PROMPT: Copy out precisely the lines beginning at the line that contains "Give me the Plotly.js source for this chart." and ending at the line that contains "const yTicks = [125, 250, 500, 1000, 2000, 4000];", including both.

INPUT ROWS:
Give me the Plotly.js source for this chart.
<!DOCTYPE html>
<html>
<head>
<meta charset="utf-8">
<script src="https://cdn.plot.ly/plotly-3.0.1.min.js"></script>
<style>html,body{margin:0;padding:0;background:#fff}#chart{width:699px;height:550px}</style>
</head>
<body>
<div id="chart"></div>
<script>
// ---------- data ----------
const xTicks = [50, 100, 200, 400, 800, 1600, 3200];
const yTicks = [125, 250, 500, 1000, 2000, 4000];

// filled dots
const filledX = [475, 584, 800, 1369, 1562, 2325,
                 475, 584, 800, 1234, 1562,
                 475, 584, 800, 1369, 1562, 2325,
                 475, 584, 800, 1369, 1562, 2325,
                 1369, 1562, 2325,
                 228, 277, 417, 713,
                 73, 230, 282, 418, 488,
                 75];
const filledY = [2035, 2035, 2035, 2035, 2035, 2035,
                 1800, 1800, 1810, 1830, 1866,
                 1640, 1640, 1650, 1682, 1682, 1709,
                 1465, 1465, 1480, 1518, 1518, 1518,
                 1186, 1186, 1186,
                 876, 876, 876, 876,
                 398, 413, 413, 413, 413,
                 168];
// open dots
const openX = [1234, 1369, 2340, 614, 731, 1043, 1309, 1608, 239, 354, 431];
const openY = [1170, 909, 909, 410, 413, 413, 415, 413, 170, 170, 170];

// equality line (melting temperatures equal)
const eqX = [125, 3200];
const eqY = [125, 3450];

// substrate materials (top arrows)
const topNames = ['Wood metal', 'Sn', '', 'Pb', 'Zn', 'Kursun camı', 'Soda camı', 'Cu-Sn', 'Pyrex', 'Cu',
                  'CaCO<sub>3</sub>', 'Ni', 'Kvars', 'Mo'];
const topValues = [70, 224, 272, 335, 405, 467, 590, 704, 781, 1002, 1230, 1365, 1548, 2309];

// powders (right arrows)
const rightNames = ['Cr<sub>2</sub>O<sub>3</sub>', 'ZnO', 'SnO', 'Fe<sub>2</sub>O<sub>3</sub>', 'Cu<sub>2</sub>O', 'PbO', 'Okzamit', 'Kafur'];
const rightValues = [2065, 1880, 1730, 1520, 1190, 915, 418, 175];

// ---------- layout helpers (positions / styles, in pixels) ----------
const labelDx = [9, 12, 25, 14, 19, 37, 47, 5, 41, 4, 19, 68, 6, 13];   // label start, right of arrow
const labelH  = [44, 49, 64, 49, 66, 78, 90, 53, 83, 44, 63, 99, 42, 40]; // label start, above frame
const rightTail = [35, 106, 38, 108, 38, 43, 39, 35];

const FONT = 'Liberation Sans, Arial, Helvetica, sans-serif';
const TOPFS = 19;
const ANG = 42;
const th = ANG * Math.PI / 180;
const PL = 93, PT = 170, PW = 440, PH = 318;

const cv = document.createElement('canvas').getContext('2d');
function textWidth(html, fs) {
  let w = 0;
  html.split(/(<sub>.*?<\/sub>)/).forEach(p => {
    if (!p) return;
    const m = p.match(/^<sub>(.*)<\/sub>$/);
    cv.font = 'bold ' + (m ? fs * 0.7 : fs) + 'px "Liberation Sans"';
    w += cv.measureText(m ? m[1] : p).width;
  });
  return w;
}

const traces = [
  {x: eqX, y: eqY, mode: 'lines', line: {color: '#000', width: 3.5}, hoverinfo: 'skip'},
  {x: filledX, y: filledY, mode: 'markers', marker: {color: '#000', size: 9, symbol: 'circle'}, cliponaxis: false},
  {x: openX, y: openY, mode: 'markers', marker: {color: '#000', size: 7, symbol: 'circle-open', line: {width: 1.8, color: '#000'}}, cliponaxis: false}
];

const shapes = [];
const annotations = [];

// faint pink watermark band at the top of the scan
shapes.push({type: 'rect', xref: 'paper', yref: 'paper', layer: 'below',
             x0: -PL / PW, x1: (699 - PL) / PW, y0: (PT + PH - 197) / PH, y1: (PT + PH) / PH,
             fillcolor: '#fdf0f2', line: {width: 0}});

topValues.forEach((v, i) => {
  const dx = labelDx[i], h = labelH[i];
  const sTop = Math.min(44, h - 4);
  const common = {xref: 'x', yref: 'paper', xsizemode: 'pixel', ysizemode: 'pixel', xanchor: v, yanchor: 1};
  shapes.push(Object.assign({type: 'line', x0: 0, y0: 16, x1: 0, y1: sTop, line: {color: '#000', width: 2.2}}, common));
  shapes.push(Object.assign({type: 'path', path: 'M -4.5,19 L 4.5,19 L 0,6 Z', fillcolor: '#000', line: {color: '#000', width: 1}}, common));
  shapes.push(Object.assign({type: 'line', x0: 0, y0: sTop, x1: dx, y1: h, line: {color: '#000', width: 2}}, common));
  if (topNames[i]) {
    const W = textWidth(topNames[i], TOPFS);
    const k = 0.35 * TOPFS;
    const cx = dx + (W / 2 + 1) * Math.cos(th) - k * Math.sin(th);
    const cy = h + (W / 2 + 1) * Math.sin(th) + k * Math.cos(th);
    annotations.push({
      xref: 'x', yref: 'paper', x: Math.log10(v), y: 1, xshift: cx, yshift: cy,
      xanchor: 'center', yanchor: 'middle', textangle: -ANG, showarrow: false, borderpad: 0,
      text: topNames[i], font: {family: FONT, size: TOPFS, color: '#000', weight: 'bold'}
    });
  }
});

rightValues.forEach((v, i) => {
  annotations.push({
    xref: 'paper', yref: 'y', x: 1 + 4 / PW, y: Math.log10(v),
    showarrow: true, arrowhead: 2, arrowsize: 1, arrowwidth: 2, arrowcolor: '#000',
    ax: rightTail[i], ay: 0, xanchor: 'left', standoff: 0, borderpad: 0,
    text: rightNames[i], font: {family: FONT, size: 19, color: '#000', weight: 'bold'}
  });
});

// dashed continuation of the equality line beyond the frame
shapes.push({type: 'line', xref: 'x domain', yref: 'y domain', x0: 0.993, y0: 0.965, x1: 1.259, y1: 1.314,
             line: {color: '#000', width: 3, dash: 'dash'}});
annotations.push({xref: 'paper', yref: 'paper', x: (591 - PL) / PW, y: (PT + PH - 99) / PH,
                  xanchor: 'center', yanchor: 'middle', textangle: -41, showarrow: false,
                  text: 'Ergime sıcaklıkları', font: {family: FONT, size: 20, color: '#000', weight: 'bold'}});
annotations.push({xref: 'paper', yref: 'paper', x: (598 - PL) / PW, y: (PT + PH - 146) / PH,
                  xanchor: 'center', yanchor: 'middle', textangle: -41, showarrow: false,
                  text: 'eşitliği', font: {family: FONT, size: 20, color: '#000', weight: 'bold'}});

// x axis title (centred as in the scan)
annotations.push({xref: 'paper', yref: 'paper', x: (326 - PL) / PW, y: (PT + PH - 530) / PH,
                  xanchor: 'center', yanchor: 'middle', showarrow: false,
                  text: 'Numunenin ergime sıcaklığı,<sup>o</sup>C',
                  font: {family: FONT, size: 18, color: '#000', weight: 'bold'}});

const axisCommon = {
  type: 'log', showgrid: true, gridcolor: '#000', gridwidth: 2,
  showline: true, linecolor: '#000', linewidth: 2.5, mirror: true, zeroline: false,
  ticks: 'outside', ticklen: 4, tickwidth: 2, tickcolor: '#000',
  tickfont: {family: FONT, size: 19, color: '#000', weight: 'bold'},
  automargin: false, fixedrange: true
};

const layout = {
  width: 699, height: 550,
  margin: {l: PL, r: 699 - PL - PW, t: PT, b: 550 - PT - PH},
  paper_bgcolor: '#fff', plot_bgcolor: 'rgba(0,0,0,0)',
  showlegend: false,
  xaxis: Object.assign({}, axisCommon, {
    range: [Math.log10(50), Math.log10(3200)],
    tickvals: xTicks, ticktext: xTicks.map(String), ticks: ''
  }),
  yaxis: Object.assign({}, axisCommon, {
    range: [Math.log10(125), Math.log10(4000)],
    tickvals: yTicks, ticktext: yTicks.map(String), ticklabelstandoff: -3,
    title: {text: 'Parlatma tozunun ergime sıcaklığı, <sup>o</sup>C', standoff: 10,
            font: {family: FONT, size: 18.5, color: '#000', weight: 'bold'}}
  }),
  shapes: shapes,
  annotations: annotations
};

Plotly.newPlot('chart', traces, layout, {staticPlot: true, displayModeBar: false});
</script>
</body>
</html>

==

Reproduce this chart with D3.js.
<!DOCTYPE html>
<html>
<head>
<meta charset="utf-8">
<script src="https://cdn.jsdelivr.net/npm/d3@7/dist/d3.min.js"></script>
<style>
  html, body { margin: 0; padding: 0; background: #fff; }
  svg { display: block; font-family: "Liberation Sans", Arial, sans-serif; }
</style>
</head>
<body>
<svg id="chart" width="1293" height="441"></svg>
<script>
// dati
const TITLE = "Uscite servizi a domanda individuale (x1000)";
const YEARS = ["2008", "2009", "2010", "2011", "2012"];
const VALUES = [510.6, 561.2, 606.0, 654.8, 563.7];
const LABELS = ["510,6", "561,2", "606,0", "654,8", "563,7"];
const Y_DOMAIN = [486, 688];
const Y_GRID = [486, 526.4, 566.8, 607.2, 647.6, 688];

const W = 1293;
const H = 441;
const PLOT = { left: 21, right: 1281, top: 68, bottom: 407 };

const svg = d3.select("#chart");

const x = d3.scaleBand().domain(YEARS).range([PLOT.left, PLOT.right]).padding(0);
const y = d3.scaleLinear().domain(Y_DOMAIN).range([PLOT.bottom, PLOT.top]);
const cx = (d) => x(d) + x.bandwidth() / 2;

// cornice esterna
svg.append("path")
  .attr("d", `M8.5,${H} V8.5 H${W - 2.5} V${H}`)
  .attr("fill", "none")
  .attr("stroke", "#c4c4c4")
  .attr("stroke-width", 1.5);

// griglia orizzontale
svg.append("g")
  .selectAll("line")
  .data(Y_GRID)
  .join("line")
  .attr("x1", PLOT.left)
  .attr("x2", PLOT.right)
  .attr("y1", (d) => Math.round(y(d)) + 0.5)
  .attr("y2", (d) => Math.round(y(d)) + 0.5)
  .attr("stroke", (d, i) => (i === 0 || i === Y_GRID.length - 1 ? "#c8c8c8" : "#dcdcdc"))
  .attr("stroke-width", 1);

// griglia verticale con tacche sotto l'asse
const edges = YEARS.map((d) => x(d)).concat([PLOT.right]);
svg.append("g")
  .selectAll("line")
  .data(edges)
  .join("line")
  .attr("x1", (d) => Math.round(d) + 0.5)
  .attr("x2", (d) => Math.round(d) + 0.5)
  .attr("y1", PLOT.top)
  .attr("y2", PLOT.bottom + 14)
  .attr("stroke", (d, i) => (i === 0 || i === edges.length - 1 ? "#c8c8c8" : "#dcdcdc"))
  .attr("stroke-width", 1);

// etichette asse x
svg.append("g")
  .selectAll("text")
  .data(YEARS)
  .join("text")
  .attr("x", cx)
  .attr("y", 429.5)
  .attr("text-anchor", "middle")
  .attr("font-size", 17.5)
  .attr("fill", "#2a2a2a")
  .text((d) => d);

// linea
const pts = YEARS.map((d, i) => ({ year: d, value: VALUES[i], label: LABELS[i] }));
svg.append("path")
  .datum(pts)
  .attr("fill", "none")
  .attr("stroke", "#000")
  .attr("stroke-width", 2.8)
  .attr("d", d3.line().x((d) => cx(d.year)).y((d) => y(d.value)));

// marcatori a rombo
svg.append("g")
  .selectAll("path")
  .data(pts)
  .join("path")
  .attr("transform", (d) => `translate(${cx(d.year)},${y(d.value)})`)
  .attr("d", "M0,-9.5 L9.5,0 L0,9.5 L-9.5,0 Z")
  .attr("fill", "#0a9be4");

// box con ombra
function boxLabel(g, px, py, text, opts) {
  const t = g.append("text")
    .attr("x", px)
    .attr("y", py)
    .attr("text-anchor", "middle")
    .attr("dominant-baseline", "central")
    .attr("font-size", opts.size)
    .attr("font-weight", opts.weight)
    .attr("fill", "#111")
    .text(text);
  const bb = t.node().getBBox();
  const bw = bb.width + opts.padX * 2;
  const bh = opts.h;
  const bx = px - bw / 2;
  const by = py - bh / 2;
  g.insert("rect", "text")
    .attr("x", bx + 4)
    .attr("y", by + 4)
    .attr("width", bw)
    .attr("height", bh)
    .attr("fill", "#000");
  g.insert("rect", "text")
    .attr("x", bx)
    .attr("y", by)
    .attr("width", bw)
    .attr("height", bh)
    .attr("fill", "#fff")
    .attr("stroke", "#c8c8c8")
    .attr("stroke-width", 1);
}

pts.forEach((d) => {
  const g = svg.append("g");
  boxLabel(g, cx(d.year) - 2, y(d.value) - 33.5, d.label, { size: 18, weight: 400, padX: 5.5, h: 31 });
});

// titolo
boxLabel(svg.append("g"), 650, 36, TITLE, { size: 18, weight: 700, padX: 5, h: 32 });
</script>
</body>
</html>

---

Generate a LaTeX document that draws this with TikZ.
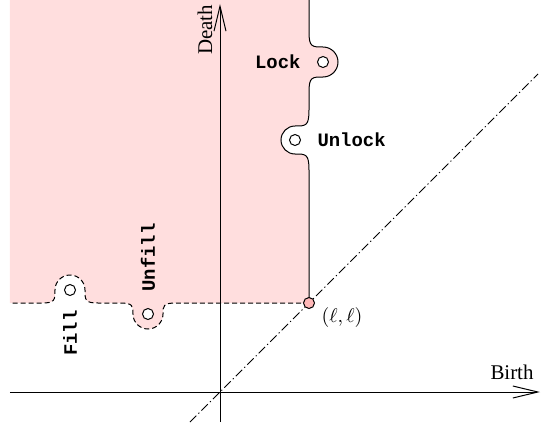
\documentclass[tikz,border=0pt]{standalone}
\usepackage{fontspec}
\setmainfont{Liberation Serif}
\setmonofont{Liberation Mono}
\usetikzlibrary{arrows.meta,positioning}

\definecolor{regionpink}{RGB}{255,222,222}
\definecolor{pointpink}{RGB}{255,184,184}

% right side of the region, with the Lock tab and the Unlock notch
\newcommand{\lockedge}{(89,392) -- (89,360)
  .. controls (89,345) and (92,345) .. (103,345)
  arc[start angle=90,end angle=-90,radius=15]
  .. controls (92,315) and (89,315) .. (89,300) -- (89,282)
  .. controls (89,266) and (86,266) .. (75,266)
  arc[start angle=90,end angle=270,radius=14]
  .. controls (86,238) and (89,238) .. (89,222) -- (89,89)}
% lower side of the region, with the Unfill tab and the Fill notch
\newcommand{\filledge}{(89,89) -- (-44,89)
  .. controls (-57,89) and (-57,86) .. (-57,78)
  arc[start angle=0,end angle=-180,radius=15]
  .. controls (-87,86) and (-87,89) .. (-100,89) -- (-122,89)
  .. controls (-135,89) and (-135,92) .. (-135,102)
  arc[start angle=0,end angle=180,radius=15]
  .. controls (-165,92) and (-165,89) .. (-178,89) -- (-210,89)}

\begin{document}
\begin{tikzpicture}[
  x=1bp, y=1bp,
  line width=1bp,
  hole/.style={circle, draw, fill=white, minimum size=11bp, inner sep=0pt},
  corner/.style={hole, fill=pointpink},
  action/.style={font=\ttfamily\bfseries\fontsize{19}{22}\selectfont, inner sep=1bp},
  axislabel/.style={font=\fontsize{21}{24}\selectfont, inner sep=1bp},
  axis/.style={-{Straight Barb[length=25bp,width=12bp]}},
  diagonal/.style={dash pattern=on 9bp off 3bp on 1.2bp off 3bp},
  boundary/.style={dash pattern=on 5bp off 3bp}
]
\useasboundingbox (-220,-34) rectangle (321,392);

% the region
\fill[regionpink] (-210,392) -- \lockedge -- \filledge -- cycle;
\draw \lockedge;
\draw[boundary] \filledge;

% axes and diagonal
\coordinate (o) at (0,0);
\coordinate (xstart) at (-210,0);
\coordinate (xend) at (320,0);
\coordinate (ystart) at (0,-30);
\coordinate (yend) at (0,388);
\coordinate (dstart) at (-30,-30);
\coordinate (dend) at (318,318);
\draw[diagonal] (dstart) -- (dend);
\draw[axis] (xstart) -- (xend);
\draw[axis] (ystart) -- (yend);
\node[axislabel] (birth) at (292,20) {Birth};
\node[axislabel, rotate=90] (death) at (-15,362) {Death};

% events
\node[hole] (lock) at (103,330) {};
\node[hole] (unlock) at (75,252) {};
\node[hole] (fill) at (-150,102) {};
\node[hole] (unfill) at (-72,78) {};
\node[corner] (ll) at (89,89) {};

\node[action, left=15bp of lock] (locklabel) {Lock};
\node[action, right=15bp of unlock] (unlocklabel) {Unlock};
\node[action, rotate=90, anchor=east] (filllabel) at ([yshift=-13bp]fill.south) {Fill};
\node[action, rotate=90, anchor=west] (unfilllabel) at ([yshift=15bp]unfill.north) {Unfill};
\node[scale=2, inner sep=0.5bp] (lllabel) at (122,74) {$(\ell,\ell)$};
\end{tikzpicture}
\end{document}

ANSWER IN FULL:
Give me the Plotly.js source for this chart.
<!DOCTYPE html>
<html>
<head>
<meta charset="utf-8">
<script src="https://cdn.plot.ly/plotly-3.0.1.min.js"></script>
<style>html,body{margin:0;padding:0;background:#fff}#chart{width:699px;height:550px}</style>
</head>
<body>
<div id="chart"></div>
<script>
// ---------- data ----------
const xTicks = [50, 100, 200, 400, 800, 1600, 3200];
const yTicks = [125, 250, 500, 1000, 2000, 4000];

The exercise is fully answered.